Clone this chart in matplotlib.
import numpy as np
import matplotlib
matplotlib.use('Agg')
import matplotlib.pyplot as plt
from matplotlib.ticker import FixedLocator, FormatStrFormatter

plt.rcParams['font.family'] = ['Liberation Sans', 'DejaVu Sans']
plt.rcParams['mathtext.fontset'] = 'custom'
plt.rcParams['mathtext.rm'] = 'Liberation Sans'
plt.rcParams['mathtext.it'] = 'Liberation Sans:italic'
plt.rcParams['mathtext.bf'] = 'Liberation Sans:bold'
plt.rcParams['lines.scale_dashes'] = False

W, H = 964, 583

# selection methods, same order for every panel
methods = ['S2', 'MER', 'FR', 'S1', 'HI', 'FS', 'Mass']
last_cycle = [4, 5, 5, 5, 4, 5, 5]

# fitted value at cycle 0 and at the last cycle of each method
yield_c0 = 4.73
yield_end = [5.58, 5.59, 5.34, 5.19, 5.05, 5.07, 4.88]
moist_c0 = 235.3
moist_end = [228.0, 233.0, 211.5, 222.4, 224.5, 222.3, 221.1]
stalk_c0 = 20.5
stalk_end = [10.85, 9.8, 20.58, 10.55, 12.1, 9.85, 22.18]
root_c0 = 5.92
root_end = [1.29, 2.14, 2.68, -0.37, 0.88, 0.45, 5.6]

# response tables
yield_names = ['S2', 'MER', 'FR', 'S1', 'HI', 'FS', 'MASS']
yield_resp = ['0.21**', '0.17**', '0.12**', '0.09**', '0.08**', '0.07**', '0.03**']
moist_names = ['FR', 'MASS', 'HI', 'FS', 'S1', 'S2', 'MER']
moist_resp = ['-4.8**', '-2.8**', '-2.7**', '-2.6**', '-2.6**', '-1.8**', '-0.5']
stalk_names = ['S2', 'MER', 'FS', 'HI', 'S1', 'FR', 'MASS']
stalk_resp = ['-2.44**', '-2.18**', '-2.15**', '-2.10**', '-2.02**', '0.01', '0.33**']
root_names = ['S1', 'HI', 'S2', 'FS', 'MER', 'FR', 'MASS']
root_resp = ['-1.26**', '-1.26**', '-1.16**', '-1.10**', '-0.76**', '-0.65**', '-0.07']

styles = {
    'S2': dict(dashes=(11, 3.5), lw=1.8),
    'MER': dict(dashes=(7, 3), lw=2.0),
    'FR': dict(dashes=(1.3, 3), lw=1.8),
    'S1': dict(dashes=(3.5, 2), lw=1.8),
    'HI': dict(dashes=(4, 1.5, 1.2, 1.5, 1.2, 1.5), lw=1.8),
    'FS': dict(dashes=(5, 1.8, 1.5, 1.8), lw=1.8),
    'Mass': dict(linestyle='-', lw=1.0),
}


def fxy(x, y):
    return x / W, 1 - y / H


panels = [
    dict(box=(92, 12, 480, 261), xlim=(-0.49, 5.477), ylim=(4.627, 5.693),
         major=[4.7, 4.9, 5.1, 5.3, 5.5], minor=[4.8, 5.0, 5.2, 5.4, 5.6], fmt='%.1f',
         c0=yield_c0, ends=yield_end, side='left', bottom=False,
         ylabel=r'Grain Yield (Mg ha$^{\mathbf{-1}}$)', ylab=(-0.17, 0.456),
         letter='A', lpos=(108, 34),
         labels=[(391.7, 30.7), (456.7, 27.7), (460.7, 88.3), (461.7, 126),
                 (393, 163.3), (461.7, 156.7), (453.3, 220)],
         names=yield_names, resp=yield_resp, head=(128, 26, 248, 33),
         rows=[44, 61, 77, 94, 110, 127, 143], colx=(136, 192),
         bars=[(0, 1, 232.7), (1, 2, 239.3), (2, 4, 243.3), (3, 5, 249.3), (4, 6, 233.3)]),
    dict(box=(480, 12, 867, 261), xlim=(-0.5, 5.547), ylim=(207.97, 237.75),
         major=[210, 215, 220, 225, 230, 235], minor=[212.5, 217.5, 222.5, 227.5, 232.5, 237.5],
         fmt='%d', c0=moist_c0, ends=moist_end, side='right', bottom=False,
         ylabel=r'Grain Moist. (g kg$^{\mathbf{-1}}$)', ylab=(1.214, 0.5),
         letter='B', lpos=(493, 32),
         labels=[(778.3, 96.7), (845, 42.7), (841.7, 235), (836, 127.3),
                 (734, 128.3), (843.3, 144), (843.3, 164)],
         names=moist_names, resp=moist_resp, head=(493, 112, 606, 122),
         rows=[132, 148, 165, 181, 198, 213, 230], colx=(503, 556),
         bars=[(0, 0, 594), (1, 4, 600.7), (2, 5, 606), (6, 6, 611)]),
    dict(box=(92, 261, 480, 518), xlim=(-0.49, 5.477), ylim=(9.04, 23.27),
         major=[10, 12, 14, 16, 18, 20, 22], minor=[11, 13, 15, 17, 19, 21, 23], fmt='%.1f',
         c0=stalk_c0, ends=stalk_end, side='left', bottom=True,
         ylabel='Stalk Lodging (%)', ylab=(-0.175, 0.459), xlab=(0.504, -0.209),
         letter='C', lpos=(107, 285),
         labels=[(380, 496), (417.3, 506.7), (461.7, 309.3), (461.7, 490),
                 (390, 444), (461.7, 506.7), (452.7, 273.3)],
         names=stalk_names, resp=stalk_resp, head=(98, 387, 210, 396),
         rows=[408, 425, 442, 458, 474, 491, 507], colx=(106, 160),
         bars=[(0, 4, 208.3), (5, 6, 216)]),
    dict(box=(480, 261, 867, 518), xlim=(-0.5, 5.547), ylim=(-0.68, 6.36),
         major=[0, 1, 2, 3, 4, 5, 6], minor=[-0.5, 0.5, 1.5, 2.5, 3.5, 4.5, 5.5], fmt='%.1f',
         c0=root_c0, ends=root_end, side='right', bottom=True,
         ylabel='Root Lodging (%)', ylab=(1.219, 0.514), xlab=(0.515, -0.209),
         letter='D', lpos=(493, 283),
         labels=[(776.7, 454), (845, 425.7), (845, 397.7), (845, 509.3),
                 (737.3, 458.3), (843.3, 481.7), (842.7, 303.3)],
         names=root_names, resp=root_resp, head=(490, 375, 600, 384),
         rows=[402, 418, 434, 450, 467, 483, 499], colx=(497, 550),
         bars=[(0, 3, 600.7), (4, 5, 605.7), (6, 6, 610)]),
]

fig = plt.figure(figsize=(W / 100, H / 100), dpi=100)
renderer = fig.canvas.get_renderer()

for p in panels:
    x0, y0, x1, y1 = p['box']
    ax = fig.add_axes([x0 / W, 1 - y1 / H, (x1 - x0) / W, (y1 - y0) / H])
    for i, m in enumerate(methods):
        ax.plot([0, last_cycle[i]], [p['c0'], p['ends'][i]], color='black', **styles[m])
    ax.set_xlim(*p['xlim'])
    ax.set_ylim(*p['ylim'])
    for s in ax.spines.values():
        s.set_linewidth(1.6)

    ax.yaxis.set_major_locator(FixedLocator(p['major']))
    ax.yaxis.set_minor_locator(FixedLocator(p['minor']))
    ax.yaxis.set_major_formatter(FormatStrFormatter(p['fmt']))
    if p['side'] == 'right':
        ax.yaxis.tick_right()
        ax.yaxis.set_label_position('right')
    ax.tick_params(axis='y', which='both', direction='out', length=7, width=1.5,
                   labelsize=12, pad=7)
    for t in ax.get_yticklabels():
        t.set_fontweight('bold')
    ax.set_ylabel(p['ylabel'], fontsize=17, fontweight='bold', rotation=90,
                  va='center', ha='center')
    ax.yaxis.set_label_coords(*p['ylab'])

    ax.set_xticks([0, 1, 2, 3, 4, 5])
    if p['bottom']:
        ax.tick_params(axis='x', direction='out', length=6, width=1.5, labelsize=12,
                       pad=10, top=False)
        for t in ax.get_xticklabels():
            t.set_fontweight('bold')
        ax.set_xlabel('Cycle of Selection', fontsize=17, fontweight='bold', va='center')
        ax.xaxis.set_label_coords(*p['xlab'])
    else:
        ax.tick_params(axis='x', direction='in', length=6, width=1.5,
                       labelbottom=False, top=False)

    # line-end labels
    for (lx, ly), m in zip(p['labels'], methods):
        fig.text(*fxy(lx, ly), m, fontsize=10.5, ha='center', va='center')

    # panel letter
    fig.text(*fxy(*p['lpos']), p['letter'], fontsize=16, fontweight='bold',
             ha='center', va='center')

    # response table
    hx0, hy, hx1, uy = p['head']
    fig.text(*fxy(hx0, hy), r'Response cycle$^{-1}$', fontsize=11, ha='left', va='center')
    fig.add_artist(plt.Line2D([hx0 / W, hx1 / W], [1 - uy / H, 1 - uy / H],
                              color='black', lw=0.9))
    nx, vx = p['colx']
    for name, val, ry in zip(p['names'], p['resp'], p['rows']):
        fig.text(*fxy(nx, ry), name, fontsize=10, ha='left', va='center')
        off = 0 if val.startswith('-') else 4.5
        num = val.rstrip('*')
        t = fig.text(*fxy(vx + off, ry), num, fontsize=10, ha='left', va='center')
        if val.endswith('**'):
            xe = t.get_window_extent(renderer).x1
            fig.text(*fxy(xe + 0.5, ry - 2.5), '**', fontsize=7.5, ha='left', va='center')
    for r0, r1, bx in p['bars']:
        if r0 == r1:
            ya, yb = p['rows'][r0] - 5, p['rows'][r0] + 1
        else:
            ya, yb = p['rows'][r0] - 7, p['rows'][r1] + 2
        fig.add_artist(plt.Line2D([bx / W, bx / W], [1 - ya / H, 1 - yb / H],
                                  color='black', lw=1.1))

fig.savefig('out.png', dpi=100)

SHORT PROBLEM: Please write out the material word for word from its first line through the line holding "last_cycle = [4, 5, 5, 5, 4, 5, 5]", including both, and no line past it.

FULL OUTPUT:
Clone this chart in matplotlib.
import numpy as np
import matplotlib
matplotlib.use('Agg')
import matplotlib.pyplot as plt
from matplotlib.ticker import FixedLocator, FormatStrFormatter

plt.rcParams['font.family'] = ['Liberation Sans', 'DejaVu Sans']
plt.rcParams['mathtext.fontset'] = 'custom'
plt.rcParams['mathtext.rm'] = 'Liberation Sans'
plt.rcParams['mathtext.it'] = 'Liberation Sans:italic'
plt.rcParams['mathtext.bf'] = 'Liberation Sans:bold'
plt.rcParams['lines.scale_dashes'] = False

W, H = 964, 583

# selection methods, same order for every panel
methods = ['S2', 'MER', 'FR', 'S1', 'HI', 'FS', 'Mass']
last_cycle = [4, 5, 5, 5, 4, 5, 5]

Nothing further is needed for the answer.